Personal information
- Full name: Zan Hoyt Le Cao Nguyen
- Date of birth: April 24, 2006 (age 20)
- Place of birth: Rockport, United States
- Height: 1.93 m (6 ft 4 in)
- Positions: Center-back; striker;

Team information
- Current team: Ho Chi Minh City
- Number: 5

Youth career
- 2022-2023: Seacoast United
- 2016–2024: DSA United

Senior career*
- Years: Team / Apps / (Gls)
- 2024–2025: Ho Chi Minh City (2016) / 2 / (0)
- 2025–: Ho Chi Minh City (2025) / 8 / (2)

= Zan Nguyen =

American soccer player (born 2006)

Zan Hoyt Le Cao Nguyen (born April 24, 2006) is an American professional soccer player who plays as a center-back for V.League 2 club Ho Chi Minh City.

== Career ==
Nguyen was born in Boston, United States to parents of Vietnamese descent.

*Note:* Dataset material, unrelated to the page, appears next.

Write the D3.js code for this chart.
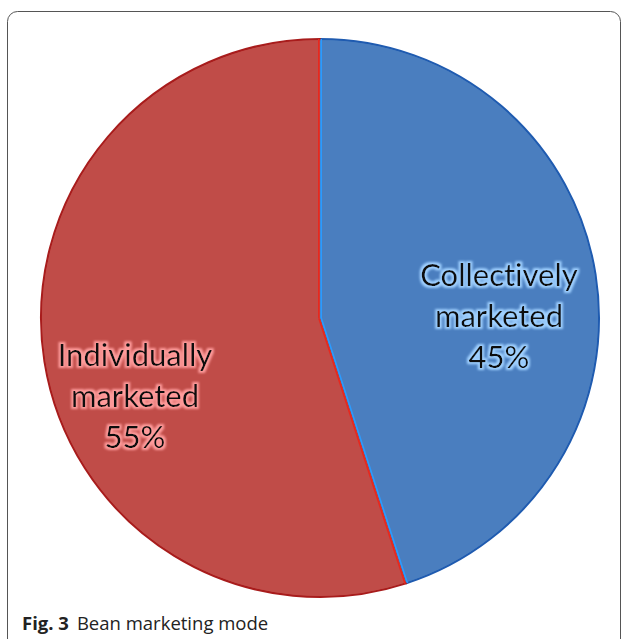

In the 2022–23 season, Nguyen played for Seacoast United U17. He then played for Medomak Valley High School, before deciding to return to Vietnam to play football in August 2024. There, he went for a trial at V.League 1 club Ho Chi Minh City. On August 28, 2024, he was signed by the club with a three-year contract. On January 24, 2025, Nguyen made his professional debut in Ho Chi Minh City's 1–0 victory over SHB Da Nang in the V.League 1.